Tout en se préparant à accueillir les compétitions olympiques, Barcelone s’est aussi préparée à entrer dans la compétition des métropoles européennes, à la différence de bien d’autres villes (Munich, Atlanta ou les installations Olympiques dans la banlieue de Grenoble), la capitale catalane a su franchir un moment historiquement très important dans son développement, grâce à une politique urbaine performante. Ainsi, l’évènement de 1992 et la politique d’aménagement des espaces publics, ont produit une sorte de ’’catalyseur’’ du projet urbain général, conçu sur l’ensemble de la ville. En outre, le fait de représenter une source de financement extraordinaire, et un prétexte déclencheur d’un projet urbain en gestation ; un des intérêts principaux d’accueillir les Jeux Olympiques était de redonner une logique urbaine, autre que le ’’zoning’’, avec notamment une connexion de la ville avec le front maritime.
Ainsi, le plus grand succès du village olympique et de Poble Nou, est d’avoir été pensé comme une future partie de la ville, dans le cadre d’une expérience de planification et de construction ex nihilo ; dans une ville qui théoriquement avait déjà épuisée ses ressources en sol constructible.
Aussi, avec des compétitions sportives qui duraient quinze jours, l’enjeu était alors de transformer la ville pour combler ses retards structurels et faire face au futur défi européen. Une politique de grands travaux s’en suivie, avec des interventions urbaines visant surtout à réaménager, plutôt qu’à créer de nouveaux espaces.

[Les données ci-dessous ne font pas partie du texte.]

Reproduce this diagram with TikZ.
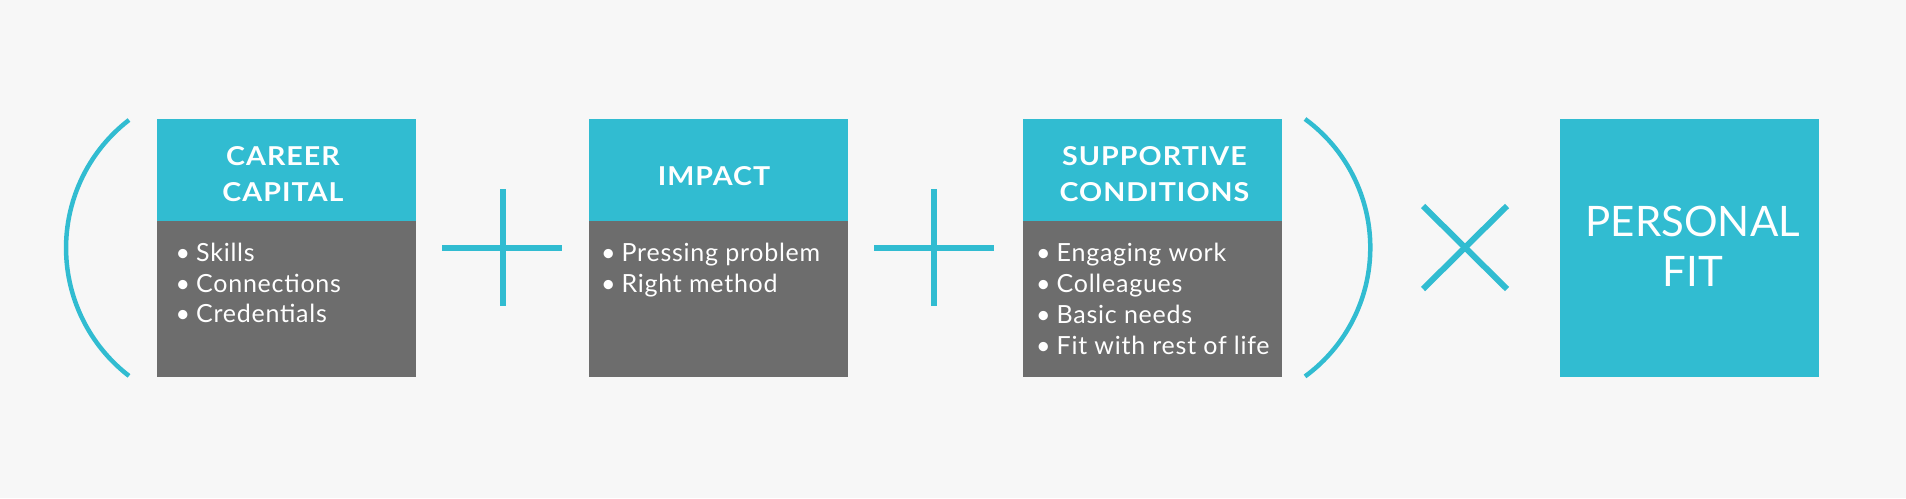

C’est pour cela que Barcelone a favorisé l’action ponctuelle, pour palier à la quasi-saturation de son tissu urbain.

CONCLUSION :

Devant l’ampleur du mouvement de métropolisation et son universalité, l’objectif n’est évidemment pas de le stopper ni même de le freiner, mais de l’encadrer ou de l’appuyer. Il est désormais évident qu’il constitue un facteur de croissance essentiel.

L’intérêt d’une politique nouvelle des métropoles, pragmatique et efficace, doit permettre de la soutenir en valorisant ses atouts tout en maîtrisant les dérives et les effets négatifs. Pour cela, la mobilisation doit être collective et l’effort constant.

C’est donc un appel à la Solidarité au sens général du terme, car personne ne détient la vérité absolue, et nos connaissances doivent être affinées et complétées en permanence.

Par ailleurs, pour définir en quelques mots le projet urbain Barcelonais ; on peut dire qu’il concrétise la tentative d’une politique municipale de faire sortir la ville en peu de temps, du relatif sous-développement dans lequel l’avaient maintenue quarante années de franquisme, en s’appuyant sur des éléments structuraux de la continuité urbaine préexistante.
Tout cela en amorçant un nouveau développement économique, social et culturel, qui permette à la capitale catalane de rivaliser avec les grandes villes européennes, et faire figure d’exemple à plus d’un titre pour les villes françaises.
Réfléchir sur les nouvelles modalités de vie métropolitaine est un exercice global dont la seule perspective crédible est celle du développement durable mondialisable.